*Challenge*
Extract the lines of the material below, beginning with the first and ending with the line that holds "[0.03, 0.03, 0.03]]". Skip every picture.

*Given material*

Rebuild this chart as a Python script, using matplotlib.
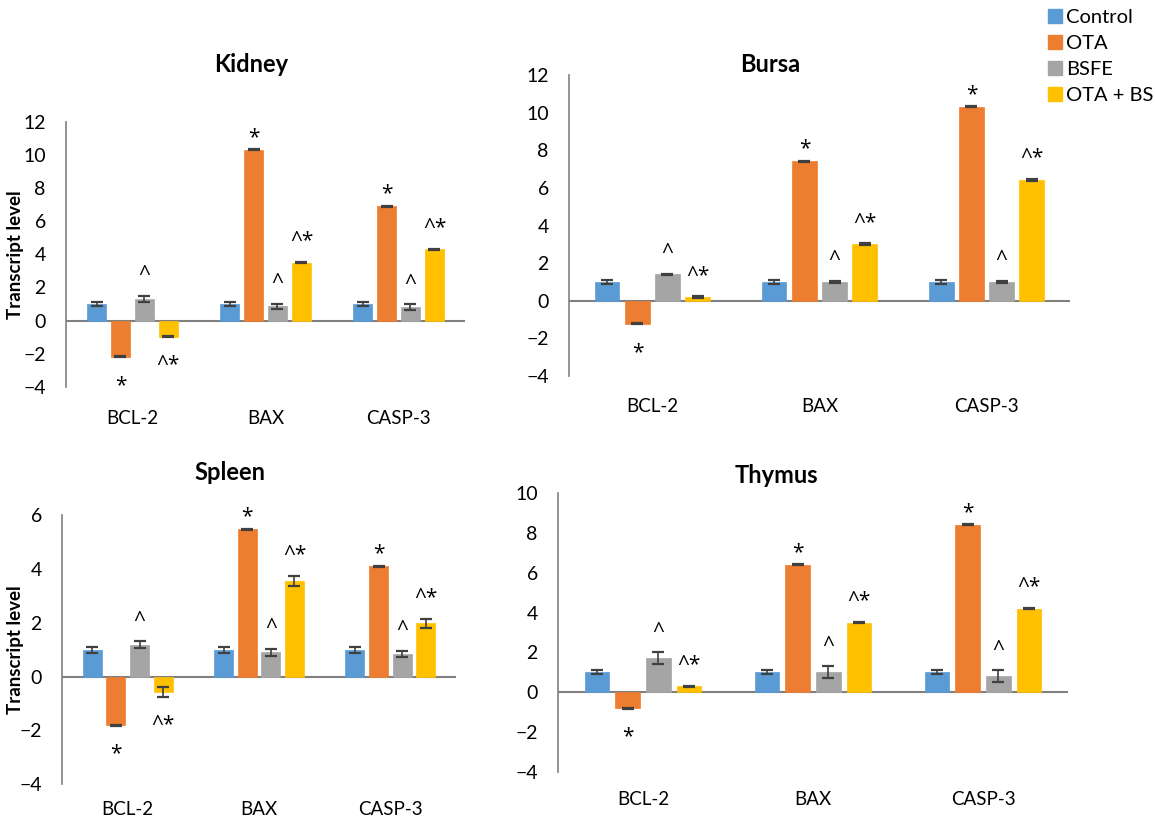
import matplotlib.pyplot as plt
from matplotlib.patches import Patch

plt.rcParams['font.family'] = ['Lato', 'DejaVu Sans']

genes = ['BCL-2', 'BAX', 'CASP-3']
groups = ['Control', 'OTA', 'BSFE', 'OTA + BS']
colors = ['#5B9BD5', '#ED7D31', '#A5A5A5', '#FFC000']
marks = ['', '*', '^', '^*']

# transcript levels per tissue: one row per group, one value per gene
kidney = [[1.0, 1.0, 1.0], [-2.2, 10.3, 6.9], [1.3, 0.85, 0.8], [-0.97, 3.5, 4.3]]
kidney_err = [[0.12, 0.12, 0.12], [0.03, 0.03, 0.03], [0.17, 0.17, 0.17], [0.03, 0.03, 0.03]]

bursa = [[1.0, 1.0, 1.0], [-1.22, 7.4, 10.3], [1.4, 1.02, 1.02], [0.18, 3.0, 6.42]]
bursa_err = [[0.1, 0.1, 0.1], [0.03, 0.03, 0.03], [0.05, 0.05, 0.05], [0.05, 0.05, 0.05]]

spleen = [[1.0, 1.0, 1.0], [-1.8, 5.48, 4.1], [1.19, 0.9, 0.85], [-0.56, 3.56, 1.98]]
spleen_err = [[0.12, 0.12, 0.12], [0.02, 0.02, 0.02], [0.12, 0.12, 0.12], [0.19, 0.18, 0.16]]

thymus = [[1.0, 1.0, 1.0], [-0.8, 6.4, 8.4], [1.7, 1.0, 0.8], [0.3, 3.5, 4.2]]
thymus_err = [[0.1, 0.1, 0.1], [0.02, 0.02, 0.02], [0.3, 0.3, 0.3], [0.02, 0.02, 0.02]]

W, H = 1155, 823

panels = [
    # title, values, errors, (ymin, ymax), axes rect, title pos (px), ylabel, label pad
    ('Kidney', kidney, kidney_err, (-4, 12), [0.0571, 0.530, 0.3455, 0.322], (251, 65), True, 17),
    ('Bursa', bursa, bursa_err, (-4, 12), [0.4926, 0.543, 0.4338, 0.366], (770, 64), False, 16),
    ('Spleen', spleen, spleen_err, (-4, 6), [0.0537, 0.047, 0.3411, 0.327], (230, 473), True, 12),
    ('Thymus', thymus, thymus_err, (-4, 10), [0.4831, 0.062, 0.4416, 0.339], (776, 475), False, 14),
]

fig = plt.figure(figsize=(W / 100, H / 100), dpi=100)

width = 0.145
step = 0.18
axis_grey = '#808080'

for title, vals, errs, ylim, rect, tpos, show_ylabel, xpad in panels:
    ax = fig.add_axes(rect)
    for i in range(len(groups)):
        xs = [g + (i - 1.5) * step for g in range(len(genes))]
        ax.bar(xs, vals[i], width, color=colors[i], edgecolor=colors[i],
               linewidth=0.5, zorder=2)
        ax.errorbar(xs, vals[i], yerr=errs[i], fmt='none', ecolor='#404040',
                    elinewidth=1.2, capsize=4, capthick=1.6, zorder=3)
        if not marks[i]:
            continue
        lift = 7 if '^' in marks[i] else 1
        for x, v, e in zip(xs, vals[i], errs[i]):
            if v >= 0:
                ax.annotate(marks[i], (x, v + e), xytext=(0, lift),
                            textcoords='offset points', ha='center',
                            va='bottom', fontsize=15, family='Open Sans')
            else:
                ax.annotate(marks[i], (x, v - e), xytext=(0, -13),
                            textcoords='offset points', ha='center',
                            va='top', fontsize=15, family='Open Sans')

    ax.axhline(0, color=axis_grey, linewidth=1.5, zorder=1)
    ax.set_xlim(-0.5, len(genes) - 0.5)
    ax.set_ylim(*ylim)
    ax.set_yticks(range(ylim[0], ylim[1] + 1, 2))
    ax.set_xticks(range(len(genes)))
    ax.set_xticklabels(genes, fontsize=13.5)
    ax.tick_params(axis='x', length=0, pad=xpad)
    ax.tick_params(axis='y', length=0, pad=14.5, labelsize=14)
    for side in ['top', 'right', 'bottom']:
        ax.spines[side].set_visible(False)
    ax.spines['left'].set_color(axis_grey)
    ax.spines['left'].set_linewidth(1.2)

    fig.text(tpos[0] / W, 1 - tpos[1] / H, title, fontsize=17,
             fontweight='bold', ha='center', va='center')
    if show_ylabel:
        yc = rect[1] + rect[3] / 2
        fig.text(15 / W, yc, 'Transcript level', fontsize=13.5,
                 fontweight='bold', rotation=90, ha='center', va='center')

handles = [Patch(facecolor=c, edgecolor=c) for c in colors]
fig.legend(handles, groups, loc='upper left', bbox_to_anchor=(0.897, 1.004),
           frameon=False, fontsize=14.5, handlelength=0.7, handleheight=0.7,
           handletextpad=0.2, labelspacing=0.45, borderaxespad=0.2)

fig.savefig('out.png', dpi=100)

*Final answer*
Rebuild this chart as a Python script, using matplotlib.
import matplotlib.pyplot as plt
from matplotlib.patches import Patch

plt.rcParams['font.family'] = ['Lato', 'DejaVu Sans']

genes = ['BCL-2', 'BAX', 'CASP-3']
groups = ['Control', 'OTA', 'BSFE', 'OTA + BS']
colors = ['#5B9BD5', '#ED7D31', '#A5A5A5', '#FFC000']
marks = ['', '*', '^', '^*']

# transcript levels per tissue: one row per group, one value per gene
kidney = [[1.0, 1.0, 1.0], [-2.2, 10.3, 6.9], [1.3, 0.85, 0.8], [-0.97, 3.5, 4.3]]
kidney_err = [[0.12, 0.12, 0.12], [0.03, 0.03, 0.03], [0.17, 0.17, 0.17], [0.03, 0.03, 0.03]]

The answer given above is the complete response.